Mit der heute völlig bedeutungslosen Kreisstadt Kaifeng verfügt man in Henan außerdem über eine ehemalige Kaiserstadt mit großer Geschichte. Dort gibt es ein sehr altes Gebäude, die Eisenpagode, erbaut im elften Jahrhundert. Sie ist nicht aus Eisen, wie man glauben könnte, sondern mit Tonfliesen verkleidet, die eine Glasur in der Farbe patinierten Eisens haben. Außerdem ist sie eine der berühmtesten Pagoden Chinas und das Vorbild für die Pagode in den Londoner Kew Gardens. Vor der Pagode befindet sich ein buntes Kassenhäuschen in Form eines Tempeltors, danach kann man zwecks Besichtigung in einen Golfwagen steigen oder laufen.
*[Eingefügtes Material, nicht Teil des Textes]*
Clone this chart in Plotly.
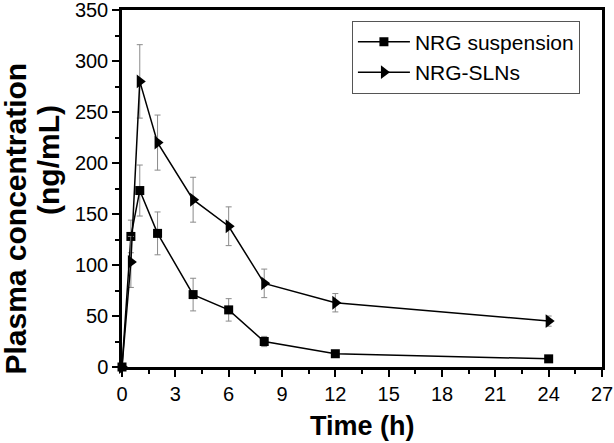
import plotly.graph_objects as go

time_h = [0, 0.5, 1, 2, 4, 6, 8, 12, 24]
susp_mean = [0, 128, 173, 131, 71, 56, 25, 13, 8]
susp_err = [0, 16, 25, 21, 16, 11, 5, 2, 1]
sln_mean = [0, 103, 280, 220, 164, 138, 82, 63, 45]
sln_err = [0, 25, 36, 27, 22, 19, 14, 9, 5]

x_ticks = [0, 3, 6, 9, 12, 15, 18, 21, 24, 27]
y_ticks = [0, 50, 100, 150, 200, 250, 300, 350]

FONT = "Liberation Sans, Arial, sans-serif"

fig = go.Figure()
fig.add_trace(go.Scatter(
    x=time_h, y=susp_mean, name="NRG suspension", mode="lines+markers",
    line=dict(color="black", width=1.5),
    marker=dict(symbol="square", size=9, color="black"),
    error_y=dict(type="data", array=susp_err, color="#8a8a8a", thickness=1, width=3),
    cliponaxis=False,
))
fig.add_trace(go.Scatter(
    x=time_h, y=sln_mean, name="NRG-SLNs", mode="lines+markers",
    line=dict(color="black", width=1.5),
    marker=dict(symbol="triangle-right", size=12, color="black"),
    error_y=dict(type="data", array=sln_err, color="#8a8a8a", thickness=1, width=3),
    cliponaxis=False,
))

axis_common = dict(
    showline=True, linecolor="black", linewidth=2.5, mirror=True,
    ticks="outside", ticklen=7, tickwidth=2, tickcolor="black",
    showgrid=False, zeroline=False, automargin=False,
    ticklabeloverflow="allow",
    tickfont=dict(family=FONT, size=20, color="black"),
)

fig.update_layout(
    width=614, height=443,
    margin=dict(l=122, r=12, t=10, b=76),
    paper_bgcolor="white", plot_bgcolor="white",
    font=dict(family=FONT, color="black"),
    xaxis=dict(
        range=[0, 27], tickvals=x_ticks,
        minor=dict(dtick=1.5, tick0=0, ticks="outside", ticklen=4, tickwidth=2, tickcolor="black"),
        **axis_common,
    ),
    yaxis=dict(
        range=[0, 350], tickvals=y_ticks,
        minor=dict(dtick=25, tick0=0, ticks="outside", ticklen=4, tickwidth=2, tickcolor="black"),
        **axis_common,
    ),
    legend=dict(
        x=0.479, y=0.97, xanchor="left", yanchor="top",
        bordercolor="#555", borderwidth=1, bgcolor="white",
        font=dict(family=FONT, size=21, color="black"),
        itemwidth=52, tracegroupgap=0,
    ),
    showlegend=True,
    annotations=[
        dict(text="<b>Time (h)</b>", xref="paper", yref="paper", x=0.5, y=-0.165,
             xanchor="center", yanchor="middle", showarrow=False,
             font=dict(family=FONT, size=27, color="black")),
        dict(text="<b>Plasma concentration</b>", xref="paper", yref="paper", x=-0.222, y=0.417,
             xanchor="center", yanchor="middle", showarrow=False, textangle=-90,
             font=dict(family=FONT, size=30, color="black")),
        dict(text="<b>(ng/mL)</b>", xref="paper", yref="paper", x=-0.152, y=0.58,
             xanchor="center", yanchor="middle", showarrow=False, textangle=-90,
             font=dict(family=FONT, size=30, color="black")),
    ],
)

fig.write_html("out.html", config={"displayModeBar": False},
               post_script="document.body.style.margin='0';")
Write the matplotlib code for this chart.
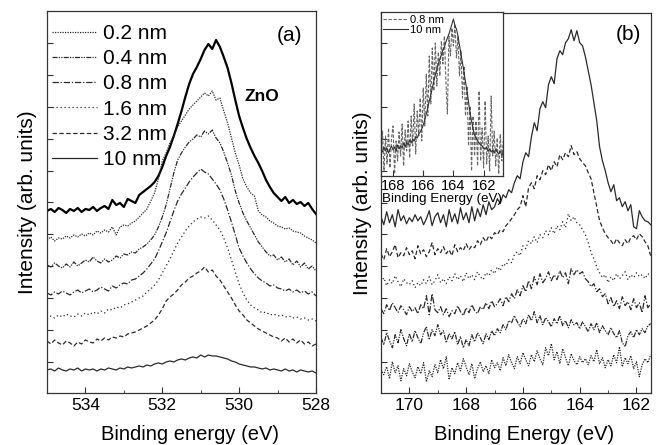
import numpy as np
import matplotlib.pyplot as plt
from matplotlib.ticker import MultipleLocator

plt.rcParams['font.family'] = ['Liberation Sans', 'DejaVu Sans']

# ---- panel (a): O 1s, intensity in arb. units (535.0 -> 528.0 eV, 0.1 eV step)
energy_a = np.round(np.arange(535.0, 527.95, -0.1), 1)

zno = [182, 184, 181, 185, 183, 180, 184, 182, 185, 181,
       184, 183, 186, 182, 185, 187, 184, 193, 188, 190,
       186, 194, 192, 190, 198, 201, 204, 207, 211, 217,
       226, 237, 246, 257, 269, 282, 296, 309, 319, 326,
       334, 343, 349, 344, 353, 346, 336, 325, 310, 293,
       277, 265, 254, 245, 237, 230, 222, 213, 206, 200,
       196, 192, 196, 190, 193, 189, 191, 187, 190, 184,
       179]
a_02 = [153, 156, 152, 155, 154, 157, 155, 158, 156, 159,
        157, 160, 158, 162, 160, 163, 161, 166, 158, 166,
        168, 167, 170, 172, 176, 180, 184, 192, 200, 214,
        232, 240, 250, 257, 266, 272, 278, 284, 288, 292,
        296, 300, 297, 302, 293, 295, 282, 270, 255, 240,
        228, 214, 206, 200, 197, 182, 178, 176, 172, 170,
        167, 166, 164, 165, 162, 161, 160, 157, 155, 153,
        150]
a_04 = [128, 126, 130, 127, 125, 129, 126, 131, 127, 130,
        133, 131, 136, 132, 130, 134, 131, 133, 137, 135,
        139, 138, 141, 140, 144, 146, 149, 153, 158, 166,
        176, 188, 204, 220, 233, 240, 246, 251, 254, 258,
        256, 262, 259, 263, 255, 250, 241, 230, 218, 202,
        190, 180, 172, 165, 158, 151, 146, 141, 137, 138,
        133, 136, 131, 134, 128, 132, 126, 130, 124, 127,
        122]
a_08 = [100, 98, 101, 99, 102, 100, 98, 101, 103, 100,
        102, 104, 101, 103, 106, 104, 102, 107, 105, 108,
        110, 109, 113, 114, 117, 120, 124, 129, 134, 142,
        151, 160, 171, 182, 192, 199, 205, 211, 216, 220,
        224, 221, 219, 214, 209, 203, 194, 183, 171, 158,
        145, 137, 130, 124, 119, 115, 112, 110, 107, 108,
        105, 104, 102, 104, 101, 103, 100, 102, 99, 101,
        97]
a_16 = [74, 77, 75, 78, 76, 79, 77, 76, 79, 77,
        80, 78, 81, 79, 82, 80, 84, 83, 86, 85,
        88, 89, 91, 93, 95, 97, 101, 104, 108, 113,
        120, 127, 134, 142, 150, 156, 162, 167, 171, 174,
        176, 175, 177, 173, 168, 163, 155, 145, 133, 121,
        109, 100, 93, 88, 85, 83, 80, 81, 78, 79,
        77, 78, 76, 77, 75, 76, 74, 75, 73, 74,
        72]
a_32 = [52, 49, 53, 50, 48, 52, 50, 47, 51, 49,
        53, 51, 50, 54, 52, 55, 53, 56, 55, 57,
        56, 59, 60, 61, 63, 65, 67, 70, 73, 78,
        84, 92, 96, 99, 103, 108, 111, 115, 117, 120,
        122, 126, 121, 123, 117, 113, 107, 101, 95, 88,
        82, 78, 73, 70, 67, 64, 62, 60, 58, 56,
        55, 52, 55, 51, 54, 50, 53, 49, 51, 47,
        49]
a_10 = [23, 24, 22, 25, 23, 22, 24, 23, 25, 22,
        24, 23, 24, 22, 24, 23, 25, 24, 23, 25,
        24, 26, 25, 26, 27, 26, 28, 27, 29, 30,
        29, 31, 32, 31, 33, 34, 33, 35, 36, 35,
        38, 36, 38, 37, 37, 36, 35, 34, 32, 31,
        29, 28, 27, 26, 26, 25, 24, 25, 23, 24,
        23, 22, 24, 22, 23, 21, 23, 22, 21, 22,
        20]

# ---- panel (b): S 2p (171.0 -> 161.5 eV, 0.1 eV step)
energy_b = np.round(np.arange(171.0, 161.45, -0.1), 1)

b_10 = [176, 168, 181, 170, 178, 166, 183, 172, 177, 169,
        175, 171, 178, 172, 176, 168, 174, 182, 167, 176,
        180, 170, 178, 166, 183, 171, 179, 169, 185, 173,
        180, 170, 186, 172, 184, 176, 188, 178, 191, 183,
        186, 194, 189, 198, 195, 203, 200, 210, 217, 214,
        231, 240, 236, 256, 270, 262, 284, 291, 285, 308,
        316, 309, 334, 342, 338, 350, 354, 363, 352, 362,
        350, 347, 336, 322, 308, 290, 272, 246, 232, 222,
        210, 201, 208, 192, 195, 186, 191, 182, 188, 166,
        164, 182, 176, 172, 171, 168]
b_32 = [139, 133, 144, 136, 141, 148, 135, 140, 137, 145,
        138, 142, 134, 147, 139, 143, 136, 141, 150, 138,
        144, 140, 146, 139, 143, 137, 148, 141, 145, 142,
        149, 143, 147, 145, 152, 148, 155, 151, 157, 154,
        160, 158, 163, 161, 167, 170, 174, 178, 183, 186,
        197, 186, 205, 210, 204, 217, 213, 222, 218, 228,
        222, 231, 226, 238, 233, 240, 236, 247, 238, 241,
        234, 230, 227, 220, 214, 200, 186, 172, 165, 159,
        155, 152, 148, 154, 150, 147, 153, 149, 155, 157,
        153, 159, 156, 151, 147, 137]
b_16 = [110, 115, 107, 113, 109, 117, 111, 106, 114, 110,
        108, 112, 105, 110, 107, 113, 109, 116, 108, 112,
        118, 110, 114, 109, 116, 112, 119, 113, 117, 111,
        120, 114, 118, 113, 121, 116, 113, 120, 117, 123,
        119, 126, 122, 129, 127, 133, 130, 138, 141, 137,
        147, 144, 152, 149, 156, 150, 158, 155, 162, 158,
        165, 159, 167, 163, 171, 165, 179, 172, 176, 170,
        168, 163, 158, 150, 140, 134, 126, 120, 115, 118,
        110, 116, 112, 119, 114, 117, 121, 113, 118, 115,
        120, 116, 118, 114, 119, 117]
b_08 = [84, 79, 88, 82, 90, 85, 80, 87, 83, 78,
        86, 81, 85, 79, 88, 84, 97, 78, 99, 83,
        80, 86, 78, 84, 76, 82, 79, 87, 81, 77,
        85, 80, 88, 82, 79, 86, 83, 90, 84, 92,
        86, 89, 94, 87, 96, 91, 99, 94, 103, 97,
        107, 101, 112, 104, 116, 108, 119, 110, 114, 121,
        112, 118, 113, 122, 115, 120, 109, 124, 118, 123,
        119, 121, 114, 111, 106, 109, 101, 104, 96, 99,
        89, 95, 86, 92, 84, 96, 87, 91, 83, 94,
        85, 90, 80, 97, 85, 89]
b_04 = [55, 48, 60, 52, 45, 58, 50, 63, 54, 47,
        59, 51, 62, 55, 49, 60, 66, 53, 63, 57,
        68, 58, 62, 50, 59, 54, 61, 48, 56, 45,
        53, 47, 58, 51, 60, 55, 49, 59, 53, 62,
        57, 64, 60, 68, 63, 72, 70, 77, 71, 66,
        74, 69, 78, 72, 81, 70, 77, 68, 75, 71,
        66, 74, 69, 77, 67, 72, 65, 73, 68, 70,
        64, 71, 66, 61, 69, 63, 70, 60, 67, 62,
        58, 65, 59, 55, 62, 50, 46, 57, 61, 55,
        63, 58, 64, 60, 67, 69]
b_02 = [23, 18, 26, 14, 31, 20, 27, 12, 24, 17,
        29, 21, 15, 26, 19, 30, 11, 22, 16, 28,
        20, 33, 24, 36, 13, 25, 19, 30, 22, 34,
        26, 18, 29, 14, 24, 31, 21, 27, 19, 33,
        25, 30, 22, 35, 27, 38, 30, 24, 36, 29,
        40, 33, 27, 38, 31, 42, 34, 28, 45, 37,
        49, 33, 41, 29, 44, 35, 27, 39, 32, 28,
        36, 30, 34, 28, 37, 31, 43, 29, 35, 25,
        33, 27, 38, 30, 46, 26, 35, 29, 37, 24,
        31, 16, 28, 34, 30, 38]

# ---- inset of (b): normalised 0.8 nm vs 10 nm (168.8 -> 160.7 eV)
energy_in = np.round(np.arange(168.8, 160.65, -0.1), 1)

in_10 = [27, 24, 29, 25, 28, 23, 27, 30, 26, 29,
         25, 31, 27, 30, 28, 33, 29, 34, 31, 36,
         33, 37, 35, 39, 38, 42, 44, 47, 51, 56,
         62, 68, 75, 81, 88, 95, 101, 107, 112, 117,
         121, 126, 129, 134, 138, 142, 147, 152, 157, 150,
         147, 140, 131, 122, 113, 104, 94, 85, 74, 63,
         55, 47, 41, 38, 35, 33, 31, 30, 28, 27,
         29, 25, 27, 24, 26, 23, 27, 24, 22, 25,
         21, 23]
in_08 = [10, 45, 5, 40, 12, 48, 8, 38, 50, 2,
         35, 15, 44, 20, 52, 10, 46, 25, 55, 18,
         60, 30, 72, 22, 65, 40, 78, 35, 88, 50,
         102, 60, 120, 72, 128, 85, 133, 90, 124, 100,
         135, 112, 140, 95, 62, 140, 120, 148, 130, 152,
         118, 140, 100, 125, 78, 110, 60, 90, 30, 70,
         5, 60, 20, 55, 10, 85, 15, 48, 8, 75,
         12, 40, 5, 80, 20, 45, 10, 38, 2, 42,
         15, 35]

labels = ['0.2 nm', '0.4 nm', '0.8 nm', '1.6 nm', '3.2 nm', '10 nm']
dashes = {'0.2 nm': (0, (1, 1)),
          '0.4 nm': (0, (4, 1, 1, 1, 1, 1)),
          '0.8 nm': (0, (5, 1.5, 1, 1.5)),
          '1.6 nm': (0, (1, 2.2)),
          '3.2 nm': (0, (3.5, 2)),
          '10 nm': '-'}
col = '#2a2a2a'

fig = plt.figure(figsize=(6.62, 4.45), dpi=100)
ax1 = fig.add_axes([0.0710, 0.1169, 0.4063, 0.8584])
ax2 = fig.add_axes([0.5755, 0.1175, 0.4074, 0.8539])
axin = fig.add_axes([0.5755, 0.6045, 0.1847, 0.3679])

# panel (a)
ax1.plot(energy_a, zno, color='black', lw=1.6)
for lab, y in zip(labels, [a_02, a_04, a_08, a_16, a_32, a_10]):
    ax1.plot(energy_a, y, color=col, lw=0.9, linestyle=dashes[lab], label=lab)
ax1.set_xlim(535, 528)
ax1.set_ylim(0, 382)
ax1.set_xticks([534, 532, 530, 528])
ax1.xaxis.set_minor_locator(MultipleLocator(1))
ax1.set_yticks(np.arange(31.3, 370, 31.84))
ax1.set_yticklabels([])
ax1.set_xlabel('Binding energy (eV)', fontsize=14.5)
ax1.xaxis.set_label_coords(0.53, -0.084)
ax1.set_ylabel('Intensity (arb. units)', fontsize=15)
ax1.yaxis.set_label_coords(-0.036, 0.5)
ax1.text(0.903, 0.935, '(a)', transform=ax1.transAxes, fontsize=15,
         ha='center', va='center')
ax1.text(0.80, 0.775, 'ZnO', transform=ax1.transAxes, fontsize=12.5,
         fontweight='bold', ha='center', va='center')
ax1.legend(loc='upper left', bbox_to_anchor=(0.0175, 0.966), fontsize=15,
           frameon=False, handlelength=2.15, handletextpad=0.3,
           labelspacing=0.3, borderaxespad=0, borderpad=0)

# panel (b)
for lab, y in zip(labels, [b_02, b_04, b_08, b_16, b_32, b_10]):
    ax2.plot(energy_b, y, color=col, lw=0.9, linestyle=dashes[lab])
ax2.set_xlim(171, 161.5)
ax2.set_ylim(0, 380)
ax2.set_xticks([170, 168, 166, 164, 162])
ax2.xaxis.set_minor_locator(MultipleLocator(1))
ax2.set_yticks(np.arange(31.0, 370, 31.83))
ax2.set_yticklabels([])
ax2.set_xlabel('Binding Energy (eV)', fontsize=14.5)
ax2.xaxis.set_label_coords(0.53, -0.085)
ax2.set_ylabel('Intensity (arb. units)', fontsize=15)
ax2.yaxis.set_label_coords(-0.034, 0.5)
ax2.text(0.916, 0.944, '(b)', transform=ax2.transAxes, fontsize=15,
         ha='center', va='center')

# inset
axin.set_facecolor('white')
axin.plot(energy_in, in_08, color='#666666', lw=0.8, linestyle=(0, (3, 1.5)),
          label='0.8 nm')
axin.plot(energy_in, in_10, color='#333333', lw=0.8, label='10 nm')
axin.set_xlim(168.8, 160.7)
axin.set_ylim(0, 163.7)
axin.set_xticks([168, 166, 164, 162])
axin.set_yticks(np.arange(5, 160, 31.9))
axin.set_yticklabels([])
axin.tick_params(labelsize=10.5, pad=2)
axin.set_xlabel('Binding Energy (eV)', fontsize=9.6, labelpad=0)
axin.legend(loc='upper left', fontsize=8, frameon=False, handlelength=2.2,
            handletextpad=0.2, labelspacing=0.0, borderaxespad=0.1,
            borderpad=0.1)

for ax in (ax1, ax2, axin):
    for s in ax.spines.values():
        s.set_color('#333333')
        s.set_linewidth(0.9)
    ax.tick_params(which='both', direction='in', top=False, right=False,
                   color='#333333')
    ax.tick_params(which='major', length=4)
    ax.tick_params(which='minor', length=2.5)
for ax in (ax1, ax2):
    ax.tick_params(axis='x', labelsize=12.5)

fig.savefig('out.png', dpi=100)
Wer läuft, kann den «Scenic Park» rund um die Pagode in seiner ganzen Schönheit bewundern: künstlich aufgehäufelte Grashügelchen, darauf Betonbäume mit Lautsprechern, aus denen chinesische Easy-Listening-Musik schallt, sodass man sich ständig in einem Hotelaufzug wähnt. Verschlungene Wege führen zwischen Formschnittbäumchen und unter berankten Pergolen hindurch, unter denen Pärchen Selfies machen. Souvenirbuden, in denen man altchinesische Kopfbedeckungen aus Filz und Polyester und bunte Glücksbringer aller Farben und Größen kaufen kann, flankieren das Gelände. Künstliche Bachläufe mit Plastikreihern und neckischen, nacktärschigen Kinderstatuetten, die ins Wasser pinkeln, dienen als Hintergrund für Familienfotos. Es ist ein quietschbuntes Disneyland, vollgestellt mit Kitsch und Büschen, Kinderkarussellen und Pavillons rund um die altehrwürdige, schon leicht schiefe Eisenpagode.

 

Es ist leicht, zu leicht, sich über einen derart sorglosen, hemmungslos kommerziellen und kein Stück pädagogischen Umgang mit jahrtausendealter Kultur lustig zu machen. Doch als ich im Scenic Park rechts abbiege, gleich hinter dem Souvenirstand mit den Mao-Wackelbildern und den künstlichen Bäumchen unter Glas, und durch ein unscheinbares Tor trete, stehe ich inmitten eines Penjing-Gartens voller uralter chinesischer → Bonsaibäumchen, alle vorbildlich auf Augenhöhe präsentiert und zurechtgezupft, die Schalen geputzt, aber mit genau der richtigen Menge an Patina, und die Erdoberfläche mit sauberen grünen Moospolstern besetzt. Irgendjemand muss sich rührend um die pflegeintensiven Ulmen, Eichen, Kiefern kümmern. Dahinter schließt sich ein Garten mit Teich an, auf einem Bänkchen unter einer Pergola sitzt ein alter Herr mit langem weißem Bart und übt Querflöte. Das Bilderbuchchina, das man aus irgendwelchen Kung-Fu-Filmen im Kopf hat, überfällt einen immer da, wo man es gerade nicht erwartet, dann aber mit voller Wucht.